Tydzień, Piotrków, 1(13).11. 1892 r.
Zawiercie. Podziękowanie dla komisji sanitarnej w Zawierciu. Wyczytawszy pochwały, jakie szanowna komisja sanitarna w Zawierciu dodaje sama sobie w nr 45 gazety „Tydzień”, za doprowadzenie do porządku Zawiercia pod względem sanitarnym, czuję się w obowiązku jako mieszkaniec tejże osady złożyć serdeczne podziękowania za jej działalność i dobre chęci. Komisja twierdzi, jakobym rozsiewał fałszywe fakty: bo „cuchnący staw fabryczny był przez komisję sanitarną zbadany nim milczkiem wziąłem pióro do ręki”. Że staw był badany, temu bynajmniej nie przeczę; choć być może nawet, że szanowna komisja miała zamiar go oczyścić. Faktem jest jednak, że ja właśnie przyczyniłem się do prędszego wprowadzenia w czyn tego zamiaru, gdyż cuchnący staw został spuszczony i doprowadzony do porządku w październiku rb., więc nie przed moim artykułem, lecz po wyjęciu takowego spod prasy. Nie zniechęcony wszakże zarzutami komisji sanitarnej, ośmielam się tym razem zwrócić jej uwagę na to, że chociaż rynsztoki obok ulicy wiodącej od przejazdu Drogi Żelaznej przez rynek i koło nowej fabryki aż do szpitala obsypywane bywają wapnem, środek jednak ulicy służy za wspólny dla wszystkich śmietnik i skład popiołu fabrycznego. Podczas słoty formuje się z tego błoto; podczas suszy pył, nie bardzo chyba dla zdrowia pożyteczny. Będąc pewnym, że i tym razem Szanowna Komisja Sanitarna postara się o oczyszczenie błotnistej ulicy, oświadczam, że i nadal śmiało zawsze wystąpię w obronie prawdy, nie lękając się fałszywych zarzutów.

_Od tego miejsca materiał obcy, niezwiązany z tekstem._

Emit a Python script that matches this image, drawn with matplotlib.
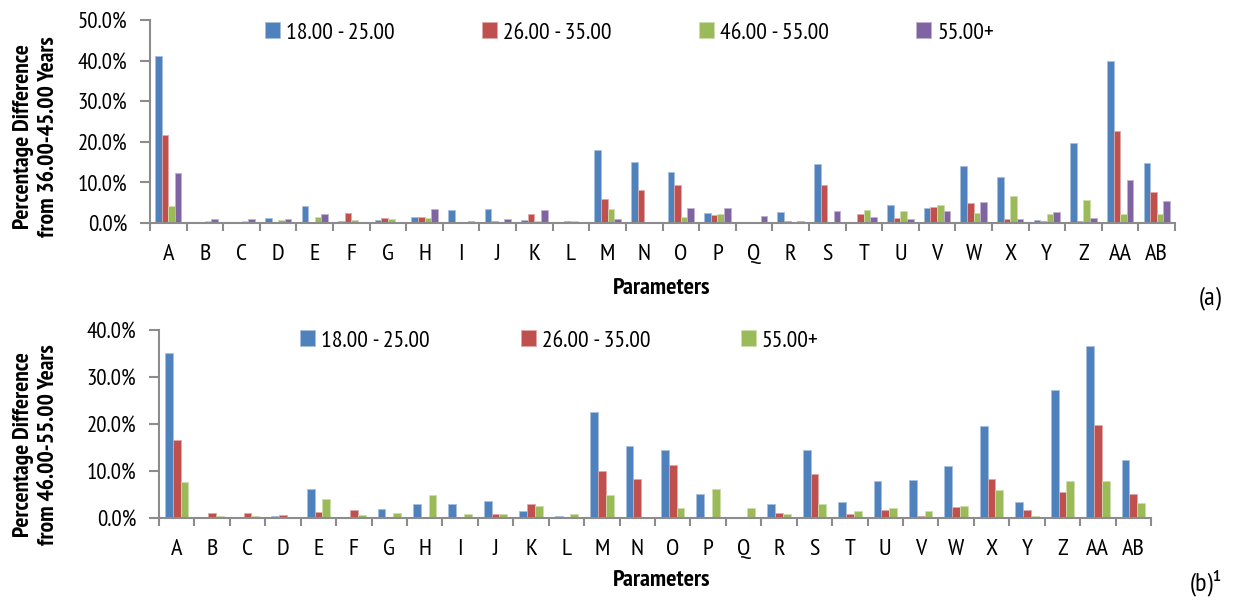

Tydzień, Piotrków, 8(20).11.1892 r.
Rok 1893
Kostkowice. W lesie należącym do folwarku Kostkowice, w gminie Kroczyce, pow. Olkuskiego, w dniu 29 z.m. dwaj chłopcy pasący bydło znaleźli odgrzebane przez psów szczątki zwłok ludzkich. Poszukiwania zarządzone przez policję wykryły, iż były to zwłoki Ryfki Siegelbaum, córki właścicielki młyna, zwanego „Papiernią”. Ryfkę, słynącą z urody, wykradł z domu przed trzema laty głośny opryszek w tych stronach, Malarski, który, zabrawszy z sobą kilka tysięcy rubli, wyjechał z nią do Ameryki, by tam odpocząć po trudach. Ryfka, z którą kochanek zaczął się obchodzić w sposób nielitościwy, oddała się pod opiekę władz amerykańskich, wskutek czego Malarskiego skazano na trzy łata więzienia, bohaterka zaś tych romantycznych przygód, zarobiwszy na koszta podróży, powróciła do matki. Malarski uciekł przed więzieniem, ale zapowiedział Ryfce, iż wcześniej czy później zginie z jego ręki. Nie brak więc poszlak, iż Ryfka zamordowana została przez opryszka. Widziano ją nawet ostatni raz wychodzącą z domu z niejakim Kazimierzem Surowcem, przyjacielem i towarzyszem wypraw Malarskiego.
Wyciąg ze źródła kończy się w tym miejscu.